Et que pensent les religions des personnes âgées ? Contrairement à ce que l’on pourrait supposer, le vieillissement est un thème assez négligé, notamment par le christianisme.
Une bénédiction divine dans le judaïsme
Dans le judaïsme, la vieillesse est plutôt valorisée. Le mot hébreu zakèn signifie à la fois « sage » et « vieillard ». Atteindre un grand âge est vu comme un signe de bénédiction divine. Beaucoup de personnages de la Bible sont actifs dans leur vieillesse. Abraham lui-même commence sa « carrière » avec Dieu à 75 ans, et meurt à 175 ans ; Moïse est envoyé pour libérer le peuple d’Israël, selon la tradition juive, à l’âge de 80 ans et meurt à 120 ans.
Dans la pensée juive, le grand âge ne doit pas empêcher d’être actif. « Peu importe son âge, l’important est ce que l’on fait de sa vie », explique Bernard Paperon, ancien chercheur en droit hébraïque au CNRS.
« Jésus n’a jamais été vieux »
Dans le christianisme, la perspective semble s’inverser. « La question du vieillissement ne semble pas pertinente dans le christianisme. Jésus n’a jamais été vieux », selon Renaud Rochette, historien du christianisme, soulignant que ce thème est presque inexistant dans la théologie.
Le Christ et ses disciples sont jeunes et bouleversent le vieux monde. « L’horizon du christianisme se situe dans l’accomplissement de la vie éternelle », ajoute le chercheur. La résurrection est associée à la jeunesse.
Cet état de fait est paradoxal dans une Église très vieillissante, en France notamment. Le vieillissement du clergé pose notamment la question du rôle des laïcs, qui sont de plus en plus actifs, notamment les femmes, pour suppléer à certaines tâches pastorales. Une réflexion profonde sur le vieillissement reste à mener dans l’Église.
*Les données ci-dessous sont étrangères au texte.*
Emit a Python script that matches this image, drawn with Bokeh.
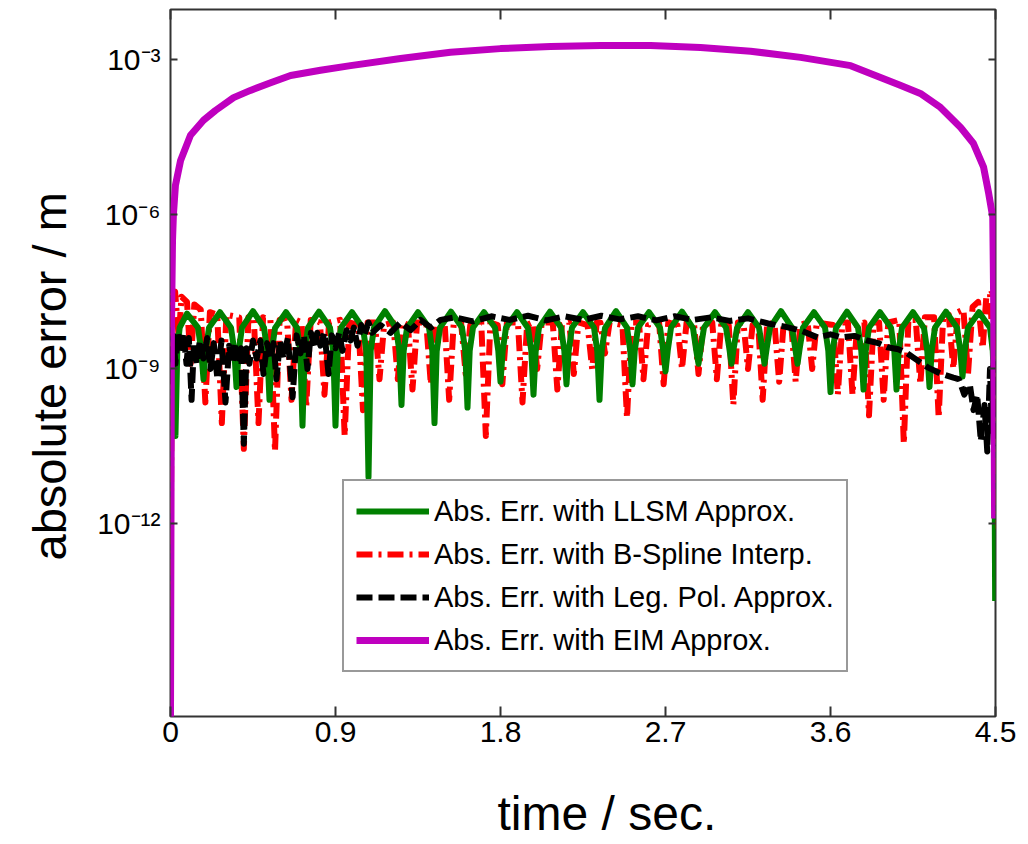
from bokeh.plotting import figure
from bokeh.models import (Range1d, FixedTicker, LinearAxis, LogAxis, Title,
                          Legend, LegendItem)
from bokeh.embed import file_html
from bokeh.resources import INLINE

FONT = "Liberation Sans"

# ---------------- axes / labels ----------------
x_ticks = [0.0, 0.9, 1.8, 2.7, 3.6, 4.5]
x_tick_labels = ["0", "0.9", "1.8", "2.7", "3.6", "4.5"]
y_ticks = [1e-12, 1e-9, 1e-6, 1e-3]
y_tick_labels = ["10\u207b\u00b9\u00b2", "10\u207b\u2079", "10\u207b\u2076", "10\u207b\u00b3"]
x_limits = [0.0, 4.5]
y_limits = [1.82e-16, 9.3e-3]
x_title = "time / sec."
y_title = "absolute error / m"
series_names = ["Abs. Err. with LLSM Approx.",
                "Abs. Err. with B-Spline Interp.",
                "Abs. Err. with Leg. Pol. Approx.",
                "Abs. Err. with EIM Approx."]

# ---------------- data (time in s, log10 of absolute error) ----------------
llsm_t = [0.0, 0.005, 0.011, 0.02, 0.027, 0.037, 0.05, 0.09, 0.15, 0.168,
          0.18, 0.192, 0.21, 0.27, 0.33, 0.348,
          0.36, 0.372, 0.39, 0.45, 0.51, 0.528,
          0.54, 0.552, 0.57, 0.63, 0.69, 0.708,
          0.72, 0.732, 0.75, 0.81, 0.87, 0.888,
          0.90, 0.912, 0.93, 0.99, 1.05, 1.068,
          1.08, 1.092, 1.11, 1.17, 1.23, 1.248,
          1.26, 1.272, 1.29, 1.35, 1.41, 1.428,
          1.44, 1.452, 1.47, 1.53, 1.59, 1.608,
          1.62, 1.632, 1.65, 1.71, 1.77, 1.788,
          1.80, 1.812, 1.83, 1.89, 1.95, 1.968,
          1.98, 1.992, 2.01, 2.07, 2.13, 2.148,
          2.16, 2.172, 2.19, 2.25, 2.31, 2.328,
          2.34, 2.352, 2.37, 2.43, 2.49, 2.508,
          2.52, 2.532, 2.55, 2.61, 2.67, 2.688,
          2.70, 2.712, 2.73, 2.79, 2.85, 2.868,
          2.88, 2.892, 2.91, 2.97, 3.03, 3.048,
          3.06, 3.072, 3.09, 3.15, 3.21, 3.228,
          3.24, 3.252, 3.27, 3.33, 3.39, 3.408,
          3.42, 3.432, 3.45, 3.51, 3.57, 3.588,
          3.60, 3.612, 3.63, 3.69, 3.75, 3.768,
          3.78, 3.792, 3.81, 3.87, 3.93, 3.948,
          3.96, 3.972, 3.99, 4.05, 4.11, 4.128,
          4.14, 4.152, 4.17, 4.23, 4.29, 4.308,
          4.32, 4.332, 4.35, 4.41, 4.47, 4.485,
          4.493, 4.498]
llsm_log10 = [-13.8, -8.9, -8.4, -9.2, -10.3, -8.65, -8.2, -7.93, -8.2, -8.65,
              -9.2, -8.65, -8.2, -7.9, -8.2, -8.65,
              -9.35, -8.65, -8.2, -7.88, -8.2, -8.65,
              -9.6, -8.66, -8.21, -7.9, -8.2, -8.65,
              -10.1, -8.65, -8.2, -7.89, -8.2, -8.66,
              -10.1, -8.66, -8.2, -7.9, -8.21, -8.65,
              -11.1, -8.65, -8.2, -7.88, -8.2, -8.65,
              -9.7, -8.65, -8.21, -7.9, -8.2, -8.65,
              -10.05, -8.66, -8.2, -7.89, -8.2, -8.66,
              -9.75, -8.65, -8.2, -7.9, -8.2, -8.65,
              -9.25, -8.65, -8.2, -7.9, -8.21, -8.65,
              -9.5, -8.66, -8.2, -7.89, -8.2, -8.65,
              -9.3, -8.65, -8.2, -7.9, -8.2, -8.66,
              -9.6, -8.65, -8.21, -7.88, -8.2, -8.65,
              -9.3, -8.66, -8.2, -7.9, -8.2, -8.65,
              -9.05, -8.65, -8.2, -7.89, -8.21, -8.65,
              -8.9, -8.6, -8.2, -7.9, -8.2, -8.6,
              -8.9, -8.6, -8.21, -7.9, -8.2, -8.6,
              -8.9, -8.6, -8.2, -7.88, -8.2, -8.61,
              -8.9, -8.6, -8.2, -7.9, -8.2, -8.65,
              -9.45, -8.65, -8.21, -7.89, -8.2, -8.65,
              -9.4, -8.66, -8.2, -7.9, -8.2, -8.65,
              -9.4, -8.65, -8.2, -7.9, -8.21, -8.66,
              -9.35, -8.65, -8.2, -7.89, -8.2, -8.65,
              -9.15, -8.65, -8.2, -7.9, -8.2, -8.65,
              -9.4, -13.5]

bspline_t = [0.0, 0.008, 0.025, 0.045, 0.06, 0.09, 0.11, 0.13, 0.165,
             0.19, 0.215, 0.255, 0.28, 0.305, 0.375, 0.40, 0.425, 0.455,
             0.48, 0.505, 0.545, 0.57, 0.595, 0.635, 0.66, 0.685, 0.715,
             0.74, 0.765, 0.815, 0.84, 0.865, 0.925, 0.95, 0.975, 1.025,
             1.05, 1.075, 1.115, 1.14, 1.165, 1.215, 1.24, 1.265, 1.295,
             1.32, 1.345, 1.395, 1.42, 1.445, 1.495, 1.52, 1.545, 1.585,
             1.61, 1.635, 1.695, 1.72, 1.745, 1.785, 1.81, 1.835, 1.895,
             1.92, 1.945, 1.975, 2.00, 2.025, 2.085, 2.11, 2.135, 2.175,
             2.20, 2.225, 2.275, 2.30, 2.325, 2.345, 2.37, 2.395, 2.465,
             2.49, 2.515, 2.555, 2.58, 2.605, 2.665, 2.69, 2.715, 2.765,
             2.79, 2.815, 2.855, 2.88, 2.905, 2.955, 2.98, 3.005, 3.045,
             3.07, 3.095, 3.125, 3.15, 3.175, 3.205, 3.23, 3.255, 3.295,
             3.32, 3.345, 3.385, 3.41, 3.435, 3.475, 3.50, 3.525, 3.615,
             3.64, 3.665, 3.695, 3.72, 3.745, 3.785, 3.81, 3.835, 3.865,
             3.89, 3.915, 3.975, 4.00, 4.025, 4.065, 4.09, 4.115, 4.165,
             4.19, 4.215, 4.245, 4.27, 4.295, 4.325, 4.35, 4.375, 4.405,
             4.43, 4.45, 4.47, 4.485, 4.492, 4.498]
bspline_log10 = [-13.6, -7.6, -7.5, -8.4, -7.6, -7.7, -8.9, -7.75, -7.85,
                 -9.65, -7.9, -7.95, -10.05, -7.95, -8.0, -10.55, -8.0, -8.05,
                 -10.05, -8.0, -8.05, -10.6, -8.05, -8.0, -9.6, -8.05, -8.1,
                 -9.75, -8.05, -8.1, -9.5, -8.1, -8.05, -10.3, -8.1, -8.15,
                 -9.8, -8.1, -8.1, -9.2, -8.15, -8.1, -9.2, -8.1, -8.15,
                 -9.4, -8.1, -8.1, -9.3, -8.15, -8.1, -9.6, -8.1, -8.1,
                 -9.1, -8.15, -8.1, -10.3, -8.1, -8.15, -9.3, -8.1, -8.1,
                 -9.65, -8.15, -8.1, -9.0, -8.1, -8.1, -9.4, -8.15, -8.1,
                 -9.1, -8.1, -8.15, -9.0, -8.1, -8.1, -8.7, -8.1, -8.15,
                 -9.95, -8.1, -8.1, -9.2, -8.15, -8.1, -9.3, -8.1, -8.15,
                 -9.0, -8.1, -8.1, -9.1, -8.15, -8.1, -9.2, -8.1, -8.15,
                 -9.7, -8.1, -8.1, -9.0, -8.15, -8.1, -9.6, -8.1, -8.15,
                 -9.25, -8.1, -8.1, -9.25, -8.15, -8.1, -9.0, -8.1, -8.15,
                 -9.5, -8.1, -8.1, -9.5, -8.15, -8.1, -9.9, -8.1, -8.1,
                 -9.6, -8.1, -8.05, -10.45, -8.05, -8.05, -9.3, -8.0, -8.0,
                 -9.95, -7.95, -7.95, -9.0, -7.9, -7.85, -9.1, -7.8, -7.7,
                 -8.6, -7.6, -7.55, -8.5, -10.0, -12.1]

legpol_t = [0.0, 0.005, 0.016, 0.027, 0.04, 0.055, 0.07, 0.087, 0.1, 0.115,
            0.128, 0.142, 0.16, 0.18, 0.2, 0.218, 0.236, 0.256, 0.278, 0.30,
            0.32, 0.338, 0.355, 0.371, 0.385, 0.40, 0.415, 0.43, 0.45, 0.47,
            0.49, 0.507, 0.527, 0.546, 0.562, 0.578, 0.597, 0.616, 0.64, 0.666,
            0.688, 0.709, 0.728, 0.747, 0.766, 0.786, 0.80, 0.818, 0.84, 0.862,
            0.88, 0.90, 0.92, 0.938, 0.96, 0.982, 1.0, 1.02, 1.04, 1.058,
            1.08, 1.10, 1.146, 1.20, 1.255, 1.31, 1.364, 1.42, 1.473, 1.55,
            1.65, 1.75, 1.85, 1.95, 2.05, 2.15, 2.25, 2.35, 2.45, 2.55,
            2.65, 2.75, 2.85, 2.95, 3.05, 3.15, 3.26, 3.35, 3.44, 3.53,
            3.60, 3.66, 3.73, 3.80, 3.86, 3.91, 3.97, 4.02, 4.08, 4.13,
            4.2, 4.27, 4.30, 4.33, 4.36, 4.38, 4.40, 4.42, 4.44, 4.455,
            4.47, 4.48, 4.49, 4.497]
legpol_log10 = [-9.3, -8.8, -8.35, -8.9, -8.3, -8.7, -8.3, -8.9, -8.4, -9.6,
                -8.5, -8.9, -8.45, -8.8, -8.4, -9.0, -8.5, -9.2, -8.45, -9.65,
                -8.55, -8.9, -8.5, -8.8, -8.6, -10.45, -8.6, -8.9, -8.45, -8.8,
                -8.45, -9.1, -8.5, -8.8, -8.5, -9.2, -8.45, -8.8, -8.4, -9.55,
                -8.35, -8.7, -8.35, -9.0, -8.3, -8.6, -8.3, -8.55, -8.3, -9.1,
                -8.35, -8.6, -8.3, -8.65, -8.25, -8.45, -8.2, -8.55, -8.15, -8.35,
                -8.1, -8.3, -8.15, -8.3, -8.1, -8.25, -8.05, -8.2, -8.05, -8.0,
                -8.08, -7.98, -8.05, -7.97, -8.06, -7.98, -8.05, -7.97, -8.04, -7.98,
                -8.06, -7.98, -8.05, -8.0, -8.07, -8.02, -8.12, -8.18, -8.26, -8.39,
                -8.33, -8.39, -8.36, -8.45, -8.5, -8.58, -8.62, -8.7, -8.85, -8.97,
                -9.09, -9.17, -9.2, -9.5, -9.3, -9.8, -9.5, -10.4, -9.7, -10.6,
                -9.0, -10.2, -8.9, -10.5]

eim_t = [0.0, 0.003, 0.005, 0.011, 0.016, 0.027, 0.055, 0.109, 0.18, 0.245,
         0.344, 0.436, 0.546, 0.655, 0.818, 0.982, 1.255, 1.527, 1.80, 2.073,
         2.346, 2.619, 2.891, 3.164, 3.437, 3.71, 3.98, 4.09, 4.20, 4.31,
         4.38, 4.435, 4.463, 4.485, 4.49, 4.495]
eim_log10 = [-15.8, -11.5, -8.26, -6.51, -6.0, -5.44, -4.96, -4.47, -4.18, -3.99,
             -3.74, -3.60, -3.45, -3.31, -3.21, -3.12, -2.98, -2.86, -2.79, -2.75,
             -2.73, -2.73, -2.77, -2.84, -2.96, -3.12, -3.50, -3.66, -3.93, -4.32,
             -4.63, -5.09, -5.60, -6.06, -7.67, -11.9]

llsm_v = [10 ** e for e in llsm_log10]
bspline_v = [10 ** e for e in bspline_log10]
legpol_v = [10 ** e for e in legpol_log10]
eim_v = [10 ** e for e in eim_log10]

# ---------------- figure ----------------
p = figure(frame_width=825, frame_height=707,
           x_range=Range1d(*x_limits), y_range=Range1d(*y_limits),
           y_axis_type="log", output_backend="svg", toolbar_location=None,
           min_border_left=170, min_border_right=25, min_border_top=9,
           min_border_bottom=127, background_fill_color="white",
           border_fill_color="white")
p.grid.visible = False
p.outline_line_color = "#333333"
p.outline_line_width = 2

r_red = p.line(bspline_t, bspline_v, line_color="#ff0000", line_width=6,
               line_dash="16 6 3 6", line_join="round")
r_green = p.line(llsm_t, llsm_v, line_color="#008000", line_width=6,
                 line_join="round")
r_black = p.line(legpol_t, legpol_v, line_color="#000000", line_width=6,
                 line_dash="16 6", line_join="round")
r_mag = p.line(eim_t, eim_v, line_color="#bf00bf", line_width=7,
               line_join="round")

# bottom axis
xa = p.xaxis[0]
xa.ticker = FixedTicker(ticks=x_ticks)
xa.major_label_overrides = {t: s for t, s in zip(x_ticks, x_tick_labels)}
xa.major_label_text_font = FONT
xa.major_label_text_font_size = "30px"
xa.major_label_text_color = "#000000"
xa.major_label_standoff = 5
xa.major_tick_in = 10
xa.major_tick_out = 0
xa.major_tick_line_width = 2
xa.major_tick_line_color = "#333333"
xa.minor_tick_line_color = None
xa.axis_line_color = None

# left axis
ya = p.yaxis[0]
ya.ticker = FixedTicker(ticks=y_ticks)
ya.major_label_overrides = {t: s for t, s in zip(y_ticks, y_tick_labels)}
ya.major_label_text_font = FONT
ya.major_label_text_font_size = "30px"
ya.major_label_text_color = "#000000"
ya.major_label_standoff = 10
ya.major_tick_in = 7
ya.major_tick_out = 0
ya.major_tick_line_width = 2
ya.major_tick_line_color = "#333333"
ya.minor_tick_line_color = None
ya.axis_line_color = None

top = LinearAxis(ticker=FixedTicker(ticks=x_ticks), major_label_text_font_size="1px",
                 major_label_text_color=None,
                 major_label_standoff=0, major_tick_in=10, major_tick_out=0,
                 major_tick_line_width=2, major_tick_line_color="#333333",
                 minor_tick_line_color=None, axis_line_color=None)
p.add_layout(top, "above")
right = LogAxis(ticker=FixedTicker(ticks=y_ticks), major_label_text_font_size="1px",
                major_label_text_color=None,
                major_label_standoff=0, major_tick_in=7, major_tick_out=0,
                major_tick_line_width=2, major_tick_line_color="#333333",
                minor_tick_line_color=None, axis_line_color=None)
p.add_layout(right, "right")

# axis titles
p.add_layout(Title(text=x_title, align="left", offset=327, standoff=80,
                   text_font=FONT, text_font_size="48px",
                   text_font_style="normal", text_color="#000000"), "below")
p.add_layout(Title(text=y_title, align="left", offset=156, standoff=38,
                   text_font=FONT, text_font_size="47px",
                   text_font_style="normal", text_color="#000000"), "left")

legend = Legend(items=[LegendItem(label=series_names[0], renderers=[r_green]),
                       LegendItem(label=series_names[1], renderers=[r_red]),
                       LegendItem(label=series_names[2], renderers=[r_black]),
                       LegendItem(label=series_names[3], renderers=[r_mag])],
                location=(172, 44), orientation="vertical",
                label_text_font=FONT, label_text_font_size="29px",
                label_text_color="#000000",
                glyph_width=73, glyph_height=36, label_height=36,
                label_standoff=5, spacing=7, padding=12, margin=0,
                border_line_color="#333333", border_line_width=2,
                background_fill_color="white", background_fill_alpha=1.0)
p.add_layout(legend)

open("out.html", "w").write(file_html(p, INLINE))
Le respect des anciens, une valeur cardinale du monde musulman
Dans la société tribale où naît l’islam, la vieillesse est peu valorisée ; elle est associée à la sagesse, mais aussi à la faiblesse et à l’amertume. On meurt jeune en général. Quant au Coran, pas très loquace sur le sujet, il se contente surtout d’appeler au respect des personnes âgées.
Dans la civilisation islamique, le respect des anciens devient une valeur cardinale. Le titre de cheikh, « maître, vieillard, sage » en arabe, est central. C’est un titre politique et aussi spirituel.
Dans le soufisme, le maître spirituel est ainsi appelé cheikh. « Le grand âge est également perçu comme l’âge du retour à la religion, indique Jamal Ahbab, historien de l’islam, où l’on a le temps de faire le pèlerinage de La Mecque et ses prières quotidiennes après une vie de labeur. »
En Chine, des instituts de repos bouddhistes pour les personnes âgées
En Chine, malgré le communisme, le culte des ancêtres reste très répandu ; le confucianisme, qui façonne encore largement la société, met en avant la piété filiale et impose aux enfants de s’occuper de leurs parents âgés. Cela pose un immense défi avec le vieillissement de la population dû à la politique de l’enfant unique.
Dans ce contexte, les religions tentent de s’adapter. « Certains monastères bouddhistes proposent ainsi des instituts de repos destinés aux personnes âgées, en leur proposant des activités spirituelles adaptées », indique Daniela Campo, maître de conférences à l’université de Strasbourg.